§ What needs to be done:
Go through the data and copy every line exactly, but not the images.

§ Records from a data collection:
:::::

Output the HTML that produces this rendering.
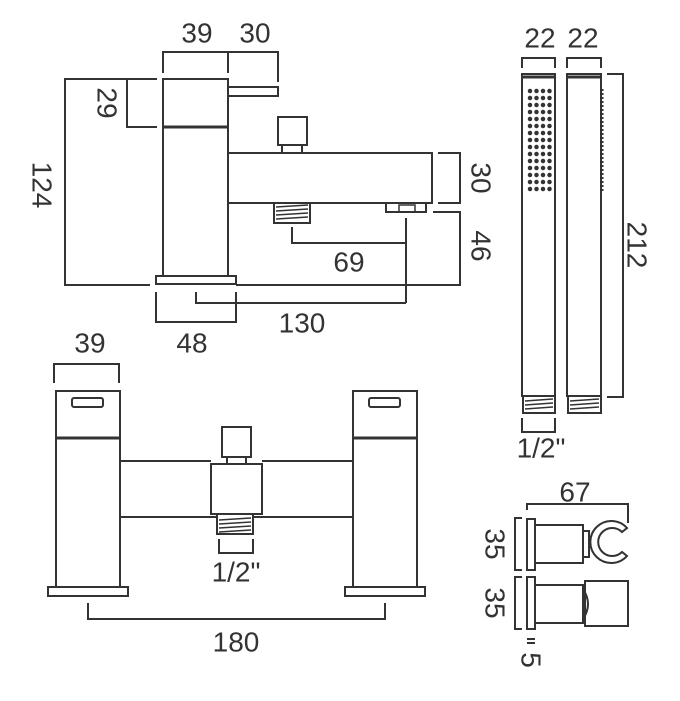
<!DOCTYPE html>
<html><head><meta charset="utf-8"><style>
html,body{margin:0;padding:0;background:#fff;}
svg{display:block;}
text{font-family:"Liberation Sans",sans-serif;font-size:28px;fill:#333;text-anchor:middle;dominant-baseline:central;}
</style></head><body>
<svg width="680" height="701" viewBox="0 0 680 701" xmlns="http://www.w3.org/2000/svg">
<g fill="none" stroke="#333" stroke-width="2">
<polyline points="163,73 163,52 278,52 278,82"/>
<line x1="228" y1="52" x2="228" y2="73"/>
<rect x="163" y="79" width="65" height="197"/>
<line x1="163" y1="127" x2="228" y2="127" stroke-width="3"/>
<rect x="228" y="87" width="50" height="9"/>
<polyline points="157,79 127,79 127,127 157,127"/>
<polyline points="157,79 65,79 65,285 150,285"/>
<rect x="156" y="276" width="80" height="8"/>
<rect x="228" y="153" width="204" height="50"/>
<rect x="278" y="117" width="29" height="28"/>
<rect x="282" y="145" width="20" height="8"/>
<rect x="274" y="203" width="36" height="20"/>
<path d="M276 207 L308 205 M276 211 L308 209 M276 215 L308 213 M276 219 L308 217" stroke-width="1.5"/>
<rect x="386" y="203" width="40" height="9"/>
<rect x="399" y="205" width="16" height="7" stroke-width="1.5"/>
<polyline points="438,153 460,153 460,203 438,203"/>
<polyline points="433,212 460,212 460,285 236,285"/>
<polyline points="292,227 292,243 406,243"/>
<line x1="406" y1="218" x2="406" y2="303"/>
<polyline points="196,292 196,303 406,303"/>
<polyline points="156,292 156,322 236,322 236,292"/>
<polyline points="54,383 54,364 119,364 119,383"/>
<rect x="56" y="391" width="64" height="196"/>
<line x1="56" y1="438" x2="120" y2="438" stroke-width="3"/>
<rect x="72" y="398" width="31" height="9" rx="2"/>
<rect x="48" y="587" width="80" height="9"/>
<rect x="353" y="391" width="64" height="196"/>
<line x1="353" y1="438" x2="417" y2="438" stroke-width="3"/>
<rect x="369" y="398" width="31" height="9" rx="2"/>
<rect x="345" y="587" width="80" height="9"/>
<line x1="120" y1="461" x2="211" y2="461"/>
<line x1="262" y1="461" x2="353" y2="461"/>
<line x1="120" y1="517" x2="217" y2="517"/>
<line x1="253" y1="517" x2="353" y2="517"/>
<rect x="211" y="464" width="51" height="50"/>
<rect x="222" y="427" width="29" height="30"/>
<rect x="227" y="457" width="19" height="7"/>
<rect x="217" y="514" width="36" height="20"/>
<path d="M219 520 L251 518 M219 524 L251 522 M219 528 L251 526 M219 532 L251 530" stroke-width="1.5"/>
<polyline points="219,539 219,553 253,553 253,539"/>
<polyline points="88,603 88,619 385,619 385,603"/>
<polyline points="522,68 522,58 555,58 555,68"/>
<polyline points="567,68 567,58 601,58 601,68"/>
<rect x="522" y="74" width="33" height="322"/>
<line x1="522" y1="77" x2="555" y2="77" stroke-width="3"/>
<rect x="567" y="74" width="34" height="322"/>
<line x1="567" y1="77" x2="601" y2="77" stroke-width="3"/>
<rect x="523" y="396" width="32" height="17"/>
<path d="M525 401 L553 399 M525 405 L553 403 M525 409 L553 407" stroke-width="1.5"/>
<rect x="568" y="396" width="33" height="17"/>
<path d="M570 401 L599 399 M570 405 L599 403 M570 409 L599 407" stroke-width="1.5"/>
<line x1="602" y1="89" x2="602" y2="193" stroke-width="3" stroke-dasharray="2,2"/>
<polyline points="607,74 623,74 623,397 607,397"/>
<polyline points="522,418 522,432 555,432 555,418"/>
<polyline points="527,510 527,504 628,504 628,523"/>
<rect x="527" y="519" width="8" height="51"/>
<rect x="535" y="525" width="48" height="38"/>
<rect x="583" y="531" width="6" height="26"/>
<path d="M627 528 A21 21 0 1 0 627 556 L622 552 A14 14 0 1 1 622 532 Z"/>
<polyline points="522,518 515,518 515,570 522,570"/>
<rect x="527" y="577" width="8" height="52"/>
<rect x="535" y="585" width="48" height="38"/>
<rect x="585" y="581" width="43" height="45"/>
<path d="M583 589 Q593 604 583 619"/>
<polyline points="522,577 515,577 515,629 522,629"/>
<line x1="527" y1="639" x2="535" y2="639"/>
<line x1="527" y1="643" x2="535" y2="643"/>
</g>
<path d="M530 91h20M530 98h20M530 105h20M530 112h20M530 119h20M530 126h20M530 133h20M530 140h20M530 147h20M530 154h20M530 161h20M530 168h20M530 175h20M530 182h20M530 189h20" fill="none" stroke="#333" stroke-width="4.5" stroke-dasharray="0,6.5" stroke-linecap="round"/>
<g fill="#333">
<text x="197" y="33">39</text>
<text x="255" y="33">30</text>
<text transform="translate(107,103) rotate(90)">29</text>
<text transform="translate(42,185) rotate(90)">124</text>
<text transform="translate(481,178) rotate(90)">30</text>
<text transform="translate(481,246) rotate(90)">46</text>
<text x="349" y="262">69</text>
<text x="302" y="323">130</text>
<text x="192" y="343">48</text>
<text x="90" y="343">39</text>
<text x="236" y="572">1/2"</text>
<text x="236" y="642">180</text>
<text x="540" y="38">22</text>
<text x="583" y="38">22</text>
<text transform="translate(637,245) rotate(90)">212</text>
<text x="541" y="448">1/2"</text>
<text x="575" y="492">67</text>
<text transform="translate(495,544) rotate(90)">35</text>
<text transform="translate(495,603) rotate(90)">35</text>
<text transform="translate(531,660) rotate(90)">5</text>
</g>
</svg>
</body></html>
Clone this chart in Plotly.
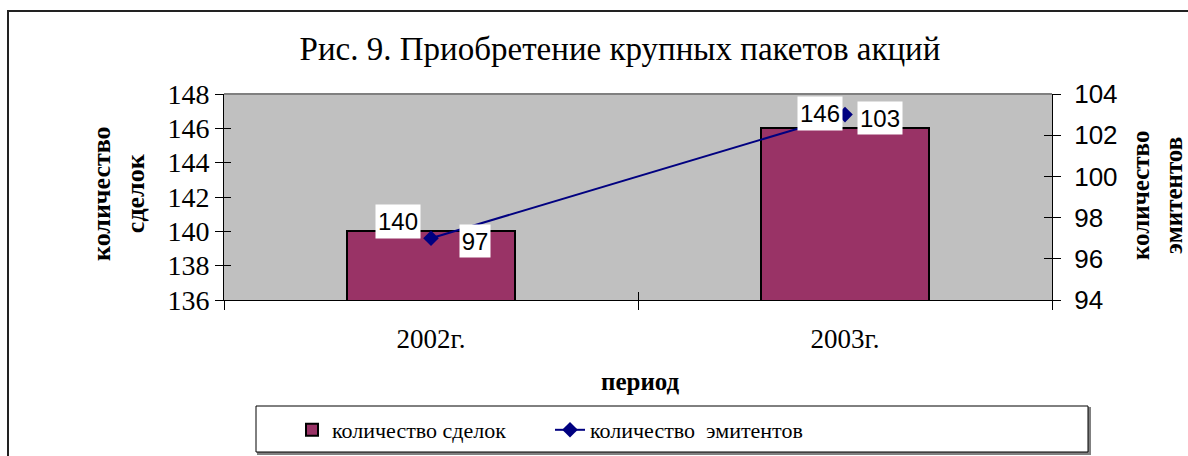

:::::

§ Written answer:
Output the HTML that produces this rendering.
<!DOCTYPE html>
<html><head><meta charset="utf-8"><style>
html,body{margin:0;padding:0;background:#fff;}
svg{display:block;}
text{font-family:"Liberation Sans",sans-serif;font-size:28px;fill:#333;text-anchor:middle;dominant-baseline:central;}
</style></head><body>
<svg width="680" height="701" viewBox="0 0 680 701" xmlns="http://www.w3.org/2000/svg">
<g fill="none" stroke="#333" stroke-width="2">
<polyline points="163,73 163,52 278,52 278,82"/>
<line x1="228" y1="52" x2="228" y2="73"/>
<rect x="163" y="79" width="65" height="197"/>
<line x1="163" y1="127" x2="228" y2="127" stroke-width="3"/>
<rect x="228" y="87" width="50" height="9"/>
<polyline points="157,79 127,79 127,127 157,127"/>
<polyline points="157,79 65,79 65,285 150,285"/>
<rect x="156" y="276" width="80" height="8"/>
<rect x="228" y="153" width="204" height="50"/>
<rect x="278" y="117" width="29" height="28"/>
<rect x="282" y="145" width="20" height="8"/>
<rect x="274" y="203" width="36" height="20"/>
<path d="M276 207 L308 205 M276 211 L308 209 M276 215 L308 213 M276 219 L308 217" stroke-width="1.5"/>
<rect x="386" y="203" width="40" height="9"/>
<rect x="399" y="205" width="16" height="7" stroke-width="1.5"/>
<polyline points="438,153 460,153 460,203 438,203"/>
<polyline points="433,212 460,212 460,285 236,285"/>
<polyline points="292,227 292,243 406,243"/>
<line x1="406" y1="218" x2="406" y2="303"/>
<polyline points="196,292 196,303 406,303"/>
<polyline points="156,292 156,322 236,322 236,292"/>
<polyline points="54,383 54,364 119,364 119,383"/>
<rect x="56" y="391" width="64" height="196"/>
<line x1="56" y1="438" x2="120" y2="438" stroke-width="3"/>
<rect x="72" y="398" width="31" height="9" rx="2"/>
<rect x="48" y="587" width="80" height="9"/>
<rect x="353" y="391" width="64" height="196"/>
<line x1="353" y1="438" x2="417" y2="438" stroke-width="3"/>
<rect x="369" y="398" width="31" height="9" rx="2"/>
<rect x="345" y="587" width="80" height="9"/>
<line x1="120" y1="461" x2="211" y2="461"/>
<line x1="262" y1="461" x2="353" y2="461"/>
<line x1="120" y1="517" x2="217" y2="517"/>
<line x1="253" y1="517" x2="353" y2="517"/>
<rect x="211" y="464" width="51" height="50"/>
<rect x="222" y="427" width="29" height="30"/>
<rect x="227" y="457" width="19" height="7"/>
<rect x="217" y="514" width="36" height="20"/>
<path d="M219 520 L251 518 M219 524 L251 522 M219 528 L251 526 M219 532 L251 530" stroke-width="1.5"/>
<polyline points="219,539 219,553 253,553 253,539"/>
<polyline points="88,603 88,619 385,619 385,603"/>
<polyline points="522,68 522,58 555,58 555,68"/>
<polyline points="567,68 567,58 601,58 601,68"/>
<rect x="522" y="74" width="33" height="322"/>
<line x1="522" y1="77" x2="555" y2="77" stroke-width="3"/>
<rect x="567" y="74" width="34" height="322"/>
<line x1="567" y1="77" x2="601" y2="77" stroke-width="3"/>
<rect x="523" y="396" width="32" height="17"/>
<path d="M525 401 L553 399 M525 405 L553 403 M525 409 L553 407" stroke-width="1.5"/>
<rect x="568" y="396" width="33" height="17"/>
<path d="M570 401 L599 399 M570 405 L599 403 M570 409 L599 407" stroke-width="1.5"/>
<line x1="602" y1="89" x2="602" y2="193" stroke-width="3" stroke-dasharray="2,2"/>
<polyline points="607,74 623,74 623,397 607,397"/>
<polyline points="522,418 522,432 555,432 555,418"/>
<polyline points="527,510 527,504 628,504 628,523"/>
<rect x="527" y="519" width="8" height="51"/>
<rect x="535" y="525" width="48" height="38"/>
<rect x="583" y="531" width="6" height="26"/>
<path d="M627 528 A21 21 0 1 0 627 556 L622 552 A14 14 0 1 1 622 532 Z"/>
<polyline points="522,518 515,518 515,570 522,570"/>
<rect x="527" y="577" width="8" height="52"/>
<rect x="535" y="585" width="48" height="38"/>
<rect x="585" y="581" width="43" height="45"/>
<path d="M583 589 Q593 604 583 619"/>
<polyline points="522,577 515,577 515,629 522,629"/>
<line x1="527" y1="639" x2="535" y2="639"/>
<line x1="527" y1="643" x2="535" y2="643"/>
</g>
<path d="M530 91h20M530 98h20M530 105h20M530 112h20M530 119h20M530 126h20M530 133h20M530 140h20M530 147h20M530 154h20M530 161h20M530 168h20M530 175h20M530 182h20M530 189h20" fill="none" stroke="#333" stroke-width="4.5" stroke-dasharray="0,6.5" stroke-linecap="round"/>
<g fill="#333">
<text x="197" y="33">39</text>
<text x="255" y="33">30</text>
<text transform="translate(107,103) rotate(90)">29</text>
<text transform="translate(42,185) rotate(90)">124</text>
<text transform="translate(481,178) rotate(90)">30</text>
<text transform="translate(481,246) rotate(90)">46</text>
<text x="349" y="262">69</text>
<text x="302" y="323">130</text>
<text x="192" y="343">48</text>
<text x="90" y="343">39</text>
<text x="236" y="572">1/2"</text>
<text x="236" y="642">180</text>
<text x="540" y="38">22</text>
<text x="583" y="38">22</text>
<text transform="translate(637,245) rotate(90)">212</text>
<text x="541" y="448">1/2"</text>
<text x="575" y="492">67</text>
<text transform="translate(495,544) rotate(90)">35</text>
<text transform="translate(495,603) rotate(90)">35</text>
<text transform="translate(531,660) rotate(90)">5</text>
</g>
</svg>
</body></html>
Clone this chart in Plotly.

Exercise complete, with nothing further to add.